Não há desgraças grátis

JOÃO CÉSAR DAS NEVES
DN 20140818

Numa catástrofe só há más soluções, mas são melhores do que nada. Estas duas ideias, apesar de evidentes, são sempre difíceis de entender precisamente devido à catástrofe. A discussão à volta da recente queda do Grupo Espírito Santo (GES) é típica deste diálogo de surdos, como foram as conversas durante a crise económica. Acusar o Banco de Portugal do descalabro do GES só mostra incompreensão do problema, como antes dizer-se que a política do Governo ou da troika empobreceram Portugal. O GES e o País caíram com a crise. A política apenas serve para depois distribuir a perda pelos vários grupos envolvidos. Naturalmente, ao receberem o seu quinhão, todos se dizem injustiçados, porque acreditavam ficar imunes. Isso é ilusão, porque não há crises grátis.
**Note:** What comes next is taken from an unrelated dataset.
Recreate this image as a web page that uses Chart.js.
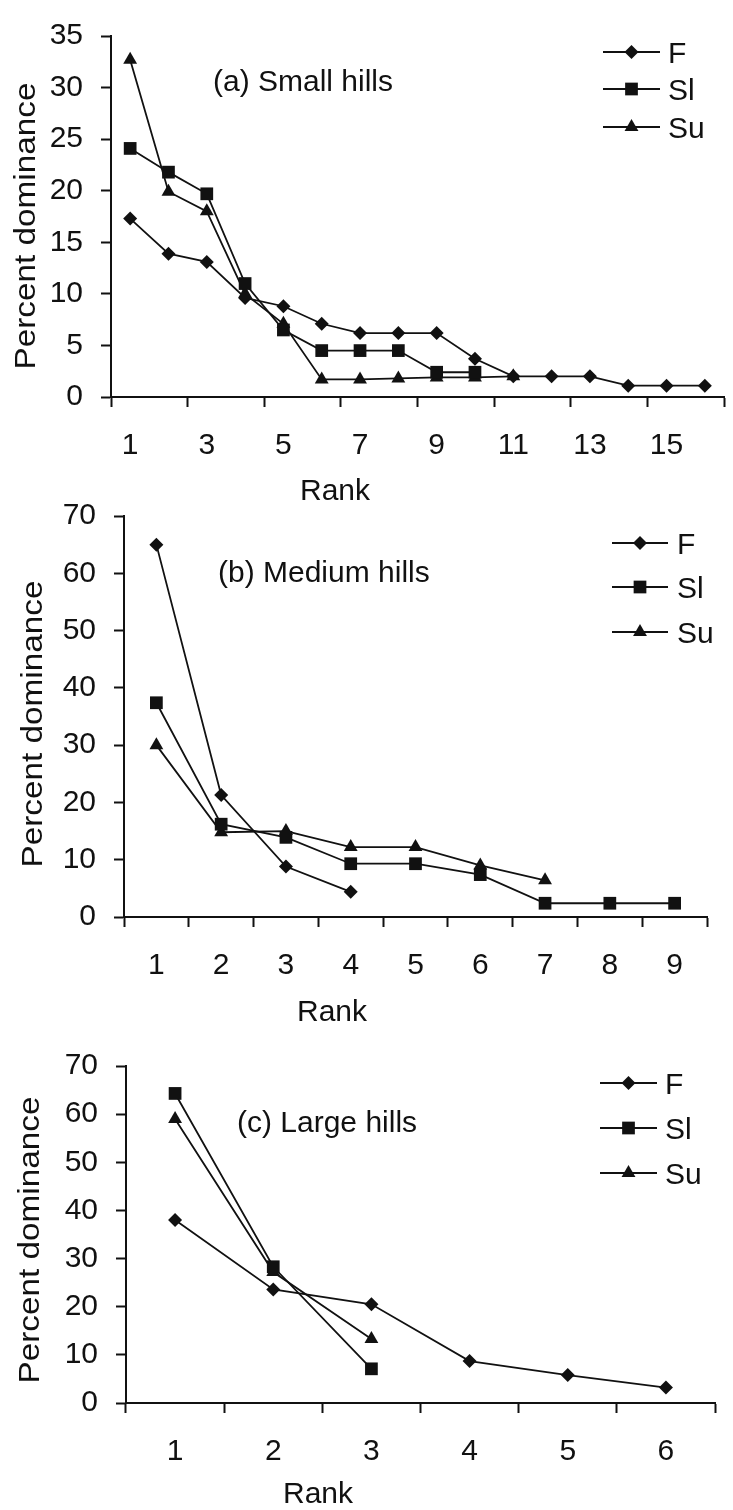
<!DOCTYPE html>
<html>
<head>
<meta charset="utf-8">
<script src="https://cdn.jsdelivr.net/npm/chart.js@4.4.1/dist/chart.umd.min.js"></script>
<style>
  body { margin: 0; background: #fff; }
  #wrap { position: relative; width: 733px; height: 1510px; overflow: hidden; }
  canvas { position: absolute; left: 0; }
</style>
</head>
<body>
<div id="wrap">
  <canvas id="chartA" width="733" height="510" style="top:0px"></canvas>
  <canvas id="chartB" width="733" height="560" style="top:480px"></canvas>
  <canvas id="chartC" width="733" height="480" style="top:1030px"></canvas>
</div>
<script>
// (a) Small hills
const ranksA = ['1','2','3','4','5','6','7','8','9','10','11','12','13','14','15','16'];
const fA  = [17.3, 13.9, 13.1, 9.6, 8.8, 7.1, 6.2, 6.2, 6.2, 3.7, 2.0, 2.0, 2.0, 1.1, 1.1, 1.1];
const slA = [24.1, 21.8, 19.7, 11.0, 6.5, 4.5, 4.5, 4.5, 2.4, 2.4];
const suA = [32.7, 19.9, 18.0, 10.0, 7.1, 1.7, 1.7, 1.8, 1.9, 1.9, 2.0];

// (b) Medium hills
const ranksB = ['1','2','3','4','5','6','7','8','9'];
const fB  = [65.0, 21.3, 8.8, 4.4];
const slB = [37.4, 16.2, 13.9, 9.3, 9.3, 7.4, 2.4, 2.4, 2.4];
const suB = [30.0, 14.8, 15.0, 12.2, 12.2, 9.0, 6.4];

// (c) Large hills
const ranksC = ['1','2','3','4','5','6'];
const fC  = [38.0, 23.6, 20.5, 8.7, 5.8, 3.2];
const slC = [64.3, 28.3, 7.1];
const suC = [59.0, 27.2, 13.3];

const seriesNames = ['F', 'Sl', 'Su'];

const FONT = '"Liberation Sans", Arial, Helvetica, sans-serif';
const INK = '#111';
const styles = [
  { pointStyle: 'rectRot', radius: 7 },
  { pointStyle: 'rect', radius: 9 },
  { pointStyle: 'triangle', radius: 8 }
];

function drawMarker(ctx, style, x, y, r) {
  ctx.beginPath();
  if (style === 'rectRot') {
    ctx.moveTo(x, y - r); ctx.lineTo(x + r, y); ctx.lineTo(x, y + r); ctx.lineTo(x - r, y);
  } else if (style === 'rect') {
    const s = r * Math.SQRT1_2;
    ctx.rect(x - s, y - s, 2 * s, 2 * s);
  } else {
    ctx.moveTo(x, y - r);
    ctx.lineTo(x + r * 0.866, y + r * 0.5);
    ctx.lineTo(x - r * 0.866, y + r * 0.5);
  }
  ctx.closePath();
  ctx.fill();
}

// text and legend drawn on top of each panel
function notesPlugin(n) {
  return {
    id: 'notes',
    afterDraw(chart) {
      const ctx = chart.ctx;
      ctx.save();
      ctx.fillStyle = INK;
      ctx.strokeStyle = INK;
      ctx.font = '30px ' + FONT;
      ctx.textBaseline = 'alphabetic';

      // panel label
      ctx.textAlign = 'left';
      ctx.fillText(n.label, n.labelX, n.labelY + 10.7);

      // x title
      ctx.textAlign = 'center';
      ctx.fillText('Rank', n.xTitleX, n.xTitleY + 10.7);

      // y title
      ctx.save();
      ctx.translate(n.yTitleX, n.yTitleY);
      ctx.rotate(-Math.PI / 2);
      ctx.scale(1.11, 1);
      ctx.textAlign = 'center';
      ctx.fillText('Percent dominance', 0, 10.7);
      ctx.restore();

      // legend
      ctx.lineWidth = 1.8;
      chart.data.datasets.forEach((ds, i) => {
        const y = n.legRows[i];
        ctx.beginPath();
        ctx.moveTo(n.legX1, y);
        ctx.lineTo(n.legX2, y);
        ctx.stroke();
        drawMarker(ctx, styles[i].pointStyle, (n.legX1 + n.legX2) / 2, y, styles[i].radius);
        ctx.textAlign = 'left';
        ctx.fillText(ds.label, n.legTextX, y + 10.7);
      });
      ctx.restore();
    }
  };
}

function makePanel(id, ranks, values, yMax, yStep, g, notes, labelEvery) {
  const datasets = values.map((v, i) => ({
    label: seriesNames[i],
    data: v,
    borderColor: INK,
    backgroundColor: INK,
    borderWidth: 1.8,
    pointStyle: styles[i].pointStyle,
    pointRadius: styles[i].radius,
    pointBorderWidth: 0,
    pointBackgroundColor: INK,
    tension: 0,
    fill: false
  }));

  return new Chart(document.getElementById(id), {
    type: 'line',
    data: { labels: ranks, datasets: datasets },
    options: {
      responsive: false,
      animation: false,
      devicePixelRatio: 1,
      layout: { padding: { top: g.top, right: 733 - g.right, left: 0, bottom: 0 } },
      plugins: { legend: { display: false }, tooltip: { enabled: false } },
      scales: {
        x: {
          type: 'category',
          offset: true,
          afterFit(scale) { scale.height = g.h - g.bottom; },
          border: { display: true, color: INK, width: 2 },
          grid: {
            offset: true,
            drawOnChartArea: false,
            drawTicks: true,
            tickLength: 10,
            tickWidth: 2,
            tickColor: ctx => (ctx.index === undefined || ctx.index % labelEvery === 0) ? INK : 'rgba(0,0,0,0)'
          },
          ticks: {
            autoSkip: false,
            maxRotation: 0,
            minRotation: 0,
            padding: 21,
            color: INK,
            font: { family: FONT, size: 30 },
            callback(val, idx) { return idx % labelEvery === 0 ? this.getLabelForValue(val) : ''; }
          }
        },
        y: {
          min: 0,
          max: yMax,
          afterFit(scale) { scale.width = g.left; },
          border: { display: true, color: INK, width: 2 },
          grid: {
            drawOnChartArea: false,
            drawTicks: true,
            tickLength: 10,
            tickWidth: 2,
            tickColor: INK
          },
          ticks: {
            stepSize: yStep,
            padding: 18,
            color: INK,
            font: { family: FONT, size: 30 }
          }
        }
      }
    },
    plugins: [notesPlugin(notes)]
  });
}

makePanel('chartA', ranksA, [fA, slA, suA], 35, 5,
  { left: 111, right: 732, top: 22, bottom: 397, h: 510 },
  { label: '(a) Small hills', labelX: 213, labelY: 80,
    xTitleX: 335, xTitleY: 489, yTitleX: 24, yTitleY: 226,
    legX1: 603, legX2: 660, legTextX: 668, legRows: [52, 89, 127] }, 2);

makePanel('chartB', ranksB, [fB, slB, suB], 70, 10,
  { left: 124, right: 707, top: 32, bottom: 437, h: 560 },
  { label: '(b) Medium hills', labelX: 218, labelY: 91,
    xTitleX: 332, xTitleY: 530, yTitleX: 31, yTitleY: 244,
    legX1: 612, legX2: 668, legTextX: 677, legRows: [63, 107, 152] }, 1);

makePanel('chartC', ranksC, [fC, slC, suC], 70, 10,
  { left: 126, right: 715, top: 36, bottom: 373, h: 480 },
  { label: '(c) Large hills', labelX: 237, labelY: 91,
    xTitleX: 318, xTitleY: 462, yTitleX: 28, yTitleY: 210,
    legX1: 600, legX2: 657, legTextX: 665, legRows: [53, 98, 143] }, 1);
</script>
</body>
</html>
O paralelo dos dois casos não é fortuito, porque afinal o terramoto é o mesmo. A queda do GES em 2014 é um episódio da terceira fase da via particular que Portugal escolheu para lidar com o colapso mundial de 2008. Podíamos ter feito de outro modo desviando ou adiando o peso. O que nunca poderíamos era evitar os enormes custos do buraco global.
Alguns países, como os EUA, aguentaram o embate em cheio. Sofreram muito, limparam o sistema e recomeçaram a crescer; em 2011 a economia americana recuperou o nível de 2007, anterior à queda. Portugal optou por um caminho diferente. Grande parte da nossa economia também sofreu o embate inicial, com falências, desemprego, perda de rendimentos. Mas certos sectores da sociedade, como o Governo e o GES, preferiram negar o desastre, pedir dispensa, adiar medidas, reclamar direitos adquiridos. Assim, só na segunda fase, a partir de 2011 e com a chegada da troika, se começou um ajustamento a sério, afectando sectores protegidos pelo Estado: funcionários, pensionistas, serviços e afins. Estes fizeram mais barulho do que todos e ainda negam a necessidade dos cortes ou prometem revertê-los. Em 2014, seis anos após o choque e com o ajustamento alegadamente terminado, começa a terceira fase. Então, surpreendentemente, vêm à tona velhos e enormes buracos, escondidos todo este tempo.
A aberração do GES é espantosa. Primeiro por se tratar do mais antigo e central grupo da economia portuguesa, sempre no cume do poder. Depois por ter mantido tantos anos uma fachada triunfante, cobrindo as ruínas. O episódio atingiu já dimensão histórica por, segundo o Financial Times, estar no "topo da tabela dos piores aumentos de capital de sempre na indústria financeira" (5 de Agosto), anulando o investimento em dois meses. Indiscutível é que desabou uma das peças mais imponentes e centrais da economia portuguesa. Não há soluções adequadas. A resposta do Banco de Portugal a 3 de Agosto não é boa pois, entre os escombros, dessas já não há. Barafustar e apontar inconvenientes é repetição óbvia e ociosa. Queixas e críticas são compreensíveis, mas o grupo ruiu; resta resgatar nos destroços os valores recuperáveis. O governador, como lhe competia, salvou a parte central do edifício, o banco. No meio da desgraça, tal sucesso deve contentar-nos, pois a sua queda teria efeitos devastadores em toda a sociedade.. Além disso, envolvendo um Fundo de Resolução, pretendeu, se tudo correr como previsto, não afectar o défice orçamental. Risco há sempre. Desabando uma das peças mais nucleares da economia, toda a sociedade portuguesa sofrerá, e não pouco. Viver por cá e dizer-se alheio exigindo imunidade é não entender o que aconteceu.
Porque ruiu o GES? Por erros graves após a crise global de 2008. Porquê só em 2014? Devido ao caminho escolhido por Portugal para lhe responder. A crise é antiga e dura, mas alguns, afectados como todos, conseguiram defender-se ao longo de todo o ajustamento. Uns às claras, sob o Tribunal Constitucional, outros no silêncio das influências políticas ou de forças económicas. Mas todos os que cá vivemos nos últimos 20 anos somos parte do problema. Cedo ou tarde, esta verdade vem ao de cima. Uma coisa é certa: só quando o sistema estiver limpo recomeça a crescer.